:: EXERCISE DESCRIPTION ::
From the data that follows, report how many lines hold the string "chart", giving only the number.

:: DATA SHOWN ::
------------------------------------------------
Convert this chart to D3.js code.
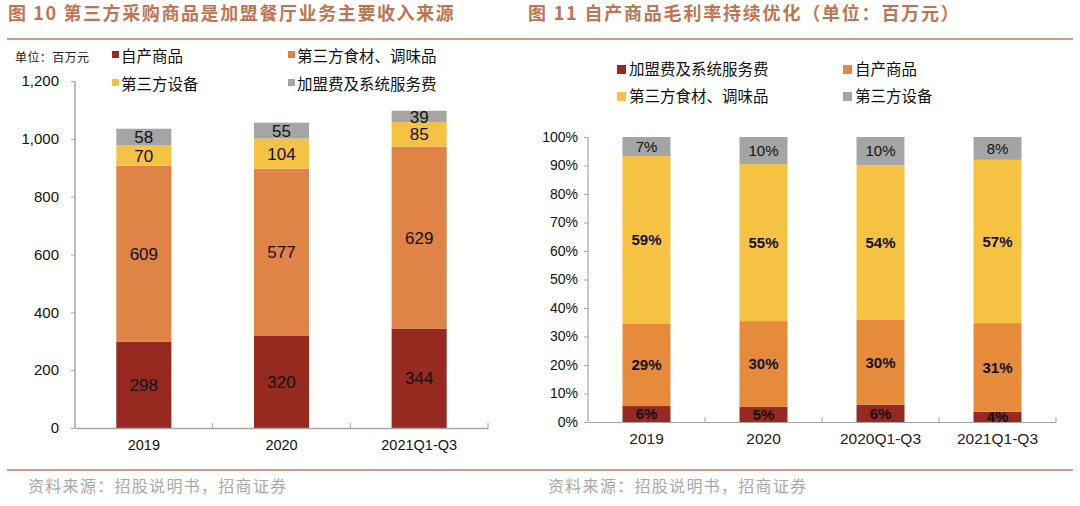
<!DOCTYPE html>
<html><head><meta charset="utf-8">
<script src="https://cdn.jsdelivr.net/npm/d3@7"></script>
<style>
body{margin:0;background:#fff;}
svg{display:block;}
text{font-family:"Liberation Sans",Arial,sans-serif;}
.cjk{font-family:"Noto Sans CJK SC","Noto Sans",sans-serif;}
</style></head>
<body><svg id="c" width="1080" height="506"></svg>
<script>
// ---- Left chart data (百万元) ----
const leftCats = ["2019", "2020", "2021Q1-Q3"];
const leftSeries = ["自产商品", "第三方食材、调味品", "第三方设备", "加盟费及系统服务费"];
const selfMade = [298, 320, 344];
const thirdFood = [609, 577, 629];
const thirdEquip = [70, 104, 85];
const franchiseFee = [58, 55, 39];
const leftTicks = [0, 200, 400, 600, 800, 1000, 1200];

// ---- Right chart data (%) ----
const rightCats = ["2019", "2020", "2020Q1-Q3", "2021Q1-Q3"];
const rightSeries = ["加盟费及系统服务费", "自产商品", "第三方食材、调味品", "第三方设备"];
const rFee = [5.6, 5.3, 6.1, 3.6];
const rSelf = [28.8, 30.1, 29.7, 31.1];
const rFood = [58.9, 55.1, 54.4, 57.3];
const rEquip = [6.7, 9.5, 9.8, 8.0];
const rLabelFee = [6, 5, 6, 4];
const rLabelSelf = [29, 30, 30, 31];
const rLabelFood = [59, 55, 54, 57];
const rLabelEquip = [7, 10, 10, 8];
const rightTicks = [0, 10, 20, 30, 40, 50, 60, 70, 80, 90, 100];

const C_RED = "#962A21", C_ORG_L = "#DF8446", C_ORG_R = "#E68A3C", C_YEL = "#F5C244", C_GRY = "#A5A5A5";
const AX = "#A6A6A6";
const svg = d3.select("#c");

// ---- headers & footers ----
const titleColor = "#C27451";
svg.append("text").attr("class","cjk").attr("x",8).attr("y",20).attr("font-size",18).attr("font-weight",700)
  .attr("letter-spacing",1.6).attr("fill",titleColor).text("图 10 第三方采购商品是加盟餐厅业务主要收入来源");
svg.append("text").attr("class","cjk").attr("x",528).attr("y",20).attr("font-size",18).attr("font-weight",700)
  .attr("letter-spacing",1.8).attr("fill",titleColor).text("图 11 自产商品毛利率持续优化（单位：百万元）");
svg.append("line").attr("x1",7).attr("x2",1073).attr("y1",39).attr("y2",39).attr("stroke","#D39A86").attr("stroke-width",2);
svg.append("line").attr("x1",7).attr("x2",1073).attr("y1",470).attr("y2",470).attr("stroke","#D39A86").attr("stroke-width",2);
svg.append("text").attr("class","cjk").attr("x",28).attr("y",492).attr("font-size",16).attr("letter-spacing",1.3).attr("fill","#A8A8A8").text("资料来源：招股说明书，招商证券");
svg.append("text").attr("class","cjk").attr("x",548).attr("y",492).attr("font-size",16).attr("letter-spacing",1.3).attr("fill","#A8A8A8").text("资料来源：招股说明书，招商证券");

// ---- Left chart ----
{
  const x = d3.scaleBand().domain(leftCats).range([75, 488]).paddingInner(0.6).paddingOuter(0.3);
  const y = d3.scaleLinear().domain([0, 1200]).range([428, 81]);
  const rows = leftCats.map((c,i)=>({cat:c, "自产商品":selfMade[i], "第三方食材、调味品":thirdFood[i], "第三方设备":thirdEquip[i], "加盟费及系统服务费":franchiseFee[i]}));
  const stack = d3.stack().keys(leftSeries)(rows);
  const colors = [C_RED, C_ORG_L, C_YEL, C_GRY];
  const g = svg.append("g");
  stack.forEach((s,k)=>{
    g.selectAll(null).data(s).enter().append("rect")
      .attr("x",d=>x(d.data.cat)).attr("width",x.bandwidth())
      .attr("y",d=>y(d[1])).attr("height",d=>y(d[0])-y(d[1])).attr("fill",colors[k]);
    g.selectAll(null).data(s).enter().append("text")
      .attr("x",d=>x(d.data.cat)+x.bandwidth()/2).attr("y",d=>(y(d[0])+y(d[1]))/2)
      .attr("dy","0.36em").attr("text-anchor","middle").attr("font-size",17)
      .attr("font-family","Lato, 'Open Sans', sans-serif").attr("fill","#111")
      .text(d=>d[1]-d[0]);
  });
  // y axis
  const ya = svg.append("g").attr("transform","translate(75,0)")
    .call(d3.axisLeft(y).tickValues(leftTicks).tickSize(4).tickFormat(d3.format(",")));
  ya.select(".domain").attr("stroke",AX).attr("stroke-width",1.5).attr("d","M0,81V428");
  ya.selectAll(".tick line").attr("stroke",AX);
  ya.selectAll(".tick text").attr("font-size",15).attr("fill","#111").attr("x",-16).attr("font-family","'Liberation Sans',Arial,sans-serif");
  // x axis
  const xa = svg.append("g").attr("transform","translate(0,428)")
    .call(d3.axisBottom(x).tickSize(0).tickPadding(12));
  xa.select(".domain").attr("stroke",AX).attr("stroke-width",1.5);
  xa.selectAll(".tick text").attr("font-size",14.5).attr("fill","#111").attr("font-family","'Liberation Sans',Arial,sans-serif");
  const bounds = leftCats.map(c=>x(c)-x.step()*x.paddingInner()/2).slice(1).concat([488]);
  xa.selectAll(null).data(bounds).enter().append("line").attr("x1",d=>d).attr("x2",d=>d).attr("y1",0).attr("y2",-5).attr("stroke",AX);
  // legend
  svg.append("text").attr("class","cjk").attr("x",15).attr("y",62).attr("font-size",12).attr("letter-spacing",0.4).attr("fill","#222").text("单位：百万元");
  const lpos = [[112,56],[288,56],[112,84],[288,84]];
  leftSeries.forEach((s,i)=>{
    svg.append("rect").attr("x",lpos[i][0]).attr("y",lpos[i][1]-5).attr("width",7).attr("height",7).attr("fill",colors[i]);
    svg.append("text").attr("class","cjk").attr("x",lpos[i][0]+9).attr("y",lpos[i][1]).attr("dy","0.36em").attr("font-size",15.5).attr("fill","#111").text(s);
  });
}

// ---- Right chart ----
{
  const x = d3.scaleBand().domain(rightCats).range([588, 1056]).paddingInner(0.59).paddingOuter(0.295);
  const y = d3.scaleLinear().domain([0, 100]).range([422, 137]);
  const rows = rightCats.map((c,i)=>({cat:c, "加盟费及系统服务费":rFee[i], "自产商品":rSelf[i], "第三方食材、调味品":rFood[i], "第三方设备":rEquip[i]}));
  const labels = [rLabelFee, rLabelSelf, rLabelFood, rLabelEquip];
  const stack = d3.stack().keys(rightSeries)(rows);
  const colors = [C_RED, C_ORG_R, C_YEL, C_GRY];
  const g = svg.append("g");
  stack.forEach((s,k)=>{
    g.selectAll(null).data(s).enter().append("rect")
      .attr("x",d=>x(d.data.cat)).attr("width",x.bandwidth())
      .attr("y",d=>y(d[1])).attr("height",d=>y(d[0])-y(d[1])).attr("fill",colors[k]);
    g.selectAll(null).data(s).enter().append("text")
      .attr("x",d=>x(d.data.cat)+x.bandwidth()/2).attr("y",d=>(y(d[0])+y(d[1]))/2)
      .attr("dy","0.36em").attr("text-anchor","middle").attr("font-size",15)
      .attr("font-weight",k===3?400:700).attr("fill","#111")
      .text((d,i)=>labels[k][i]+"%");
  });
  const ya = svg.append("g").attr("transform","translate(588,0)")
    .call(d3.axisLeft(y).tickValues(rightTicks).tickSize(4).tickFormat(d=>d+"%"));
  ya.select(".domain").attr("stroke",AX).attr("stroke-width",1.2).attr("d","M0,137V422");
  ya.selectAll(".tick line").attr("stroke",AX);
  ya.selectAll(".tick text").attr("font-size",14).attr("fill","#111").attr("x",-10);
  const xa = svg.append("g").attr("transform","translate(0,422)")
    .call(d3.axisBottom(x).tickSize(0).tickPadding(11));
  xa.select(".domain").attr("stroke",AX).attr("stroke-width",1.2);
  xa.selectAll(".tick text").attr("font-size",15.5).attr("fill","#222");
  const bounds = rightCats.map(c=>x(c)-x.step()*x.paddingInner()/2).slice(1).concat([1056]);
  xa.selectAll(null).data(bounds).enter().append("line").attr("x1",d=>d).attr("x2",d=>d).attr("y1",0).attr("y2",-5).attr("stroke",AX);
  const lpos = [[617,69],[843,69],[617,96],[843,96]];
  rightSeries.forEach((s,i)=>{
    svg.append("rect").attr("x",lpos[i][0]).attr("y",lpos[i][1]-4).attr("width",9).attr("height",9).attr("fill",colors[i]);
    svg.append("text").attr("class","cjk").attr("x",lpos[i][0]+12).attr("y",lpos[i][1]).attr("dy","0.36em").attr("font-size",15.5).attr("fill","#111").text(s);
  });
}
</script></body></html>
------------------------------------------------
:: CORRECT RESULT ::
5